CoreCDP 2.3.3 is a maintenance release that primarily adds build support for Ubuntu 12.04 LTS and Debian 7.

Changes since 2.2.2
  • Builds on Ubuntu 12.04, Debian 7 and other newer distros. See below for supported versions.
  • Added ruby 1.9.3, ruby-sqlite3, ruby-serial port recipes
  • Added autossh recipe
  • Added ocg-scripts — provides sample scripts for some common OCG use cases. See OCG Scripts for details.
  • Added EEPROM values into mts-io sysfs (product-id, device-id, etc)
  • Added hardware support for using the MT100EOCG with the PCIE-DK and MTPCIE-H5 (MACHINE=mt100eocg-pcie-dk)
  • Added all available timezone data to standard images
  • Updated venus-gps to fix bug with truncated NMEA data
  • Default ppp config now sets the logfile /dev/null option to prevent creating /etc/ppp/connect-errors (and therefore writing to NAND flash)
  • Enabled SSL support for lighttpd by default
  • Enabled spidev driver for userspace SPI access. See the External SPI Bus section on the Accessing MTCDP Hardware Interfaces or Accessing MT100EOCG Hardware Interfaces page for details.
Known Issues
  • In order to reset the radio for H5 models, the user must call the /usr/sbin/radio-reset-h5 script rather than using the standard mts-io method. This script disables all USB host ports while the radio is reset. If the script is not used, the radio will fail to reset and will not function until properly reset.
  • CoreCDP 2.3.3 won’t build on Ubuntu 13.04 or later.
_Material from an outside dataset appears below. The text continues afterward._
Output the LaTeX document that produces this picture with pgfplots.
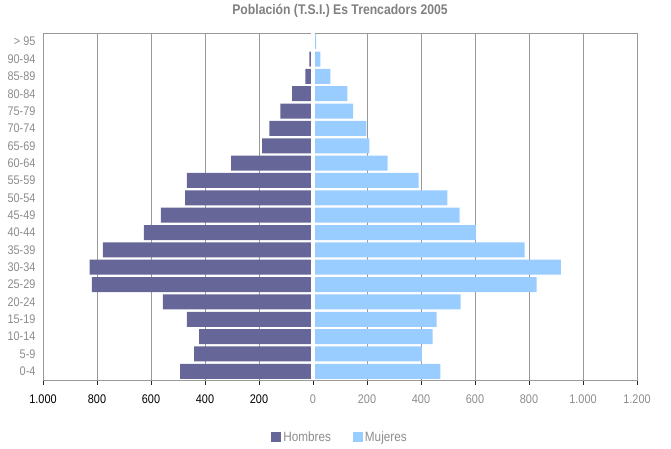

Please use a supported distribution from the list below. Ubuntu 12.04 LTS is highly recommended.
  • OpenJDK doesn’t build on all Linux distributions, see the list below for more information.
  • To build OpenJDK on CentOS 6.5, SELinux should be disabled (run ‘setenforce 0’ as root)
  • venus-gps usage doesn’t show the supported “host:port” syntax for –tcp-client option.
  • sms-utils is not supported on CDMA/EVDO radios (EV2, EV3)
  • The at91bootstrap for MTCDP built by the 2.3.3 source is still running a slow SDRAM slew rate, which has been known to cause issues with some recently manufactured units. See MTCDP - SDRAM SLEWRATE - Product Support Notification - 05/12/2014 for details. An updated binary is pre-built and located here. The change was committed to git after 2.3.3 was tagged and tested.
Supported Linux distributions for build system
  • Ubuntu 10.04 to 12.10 (12.04 recommended)
  • Debian 6 and 7 (recommended)
  • openSUSE 11.4 to 12.2 (openjdk doesn’t build on 12.2)
  • Fedora 12-17 (openjdk doesn’t build)
  • CentOS 6.5
Linux distributions that won’t work
  • Ubuntu 13.04 and later
  • Fedora 18 and later
  • openSUSE 12.3 and later
Notable Software Versions
GCC 4.5.3
Glibc 2.12
Linux 2.6.35.14
Busybox 1.18.3
U-Boot 1.3.4
Python 2.6.6
Perl 5.10.1
Ruby 1.9.3-p392
JamVM 1.5.4
OpenJDK 6b24
PHP 5.3.6
SQLite 3.6.23.1
Mono 2.6.3
PPP 2.4.5
OpenSSL 1.0.0d
Dropbear (ssh daemon) 0.52
Lighttpd 1.4.28
Download
Download the tarball: CoreCDP 2.3.3 (2890 downloads )
Pre-built packages and images: http://www.multitech.net/corecdp
Git access: git://git.multitech.net/corecdp.git
Cgit web interface: http://git.multitech.net
Release tag: 2.3.3

See Getting Started for build instructions using the provided tarball.

Supported Hardware

MTCDP-E1-DK-0.0
MTCDP-G2-DK-0.0
MTCDP-H4-DK-0.0
MTCDP-EV2-DK-0.0
MTCDP-1.0 (no radio)
MTCDP-E1-DK-1.0
MTCDP-G2-DK-1.0
MTCDP-H4-DK-1.0
MTCDP-H5-DK-1.0
MTCDP-EV2-DK-1.0
MTCDP-EV3-DK-1.0
MT100EOCG (no radio)
MT100EOCG-G2
MT100EOCG-H4
MT100EOCG-H5
MT100EOCG-EV2
MT100EOCG-EV3
MT100EOCG with MTPCIE-H5

How to Build from Git (if not using release tarball)
# clone the repo
git clone git://git.multitech.net/corecdp.git
cd corecdp

# checkout a branch/tag
git checkout 2.3.3

# init git submodules and setup dir structure
./setup.sh

# setup environment
source env-oe.sh

# Optionally edit conf/local.conf to customize some settings:
# INHERIT += "rm_work" (save disk space or keep source code)
# Set BB_NUMBER_THREADS and PARALLEL_MAKE to values that make sense
# for your system and the number of CPU cores you have.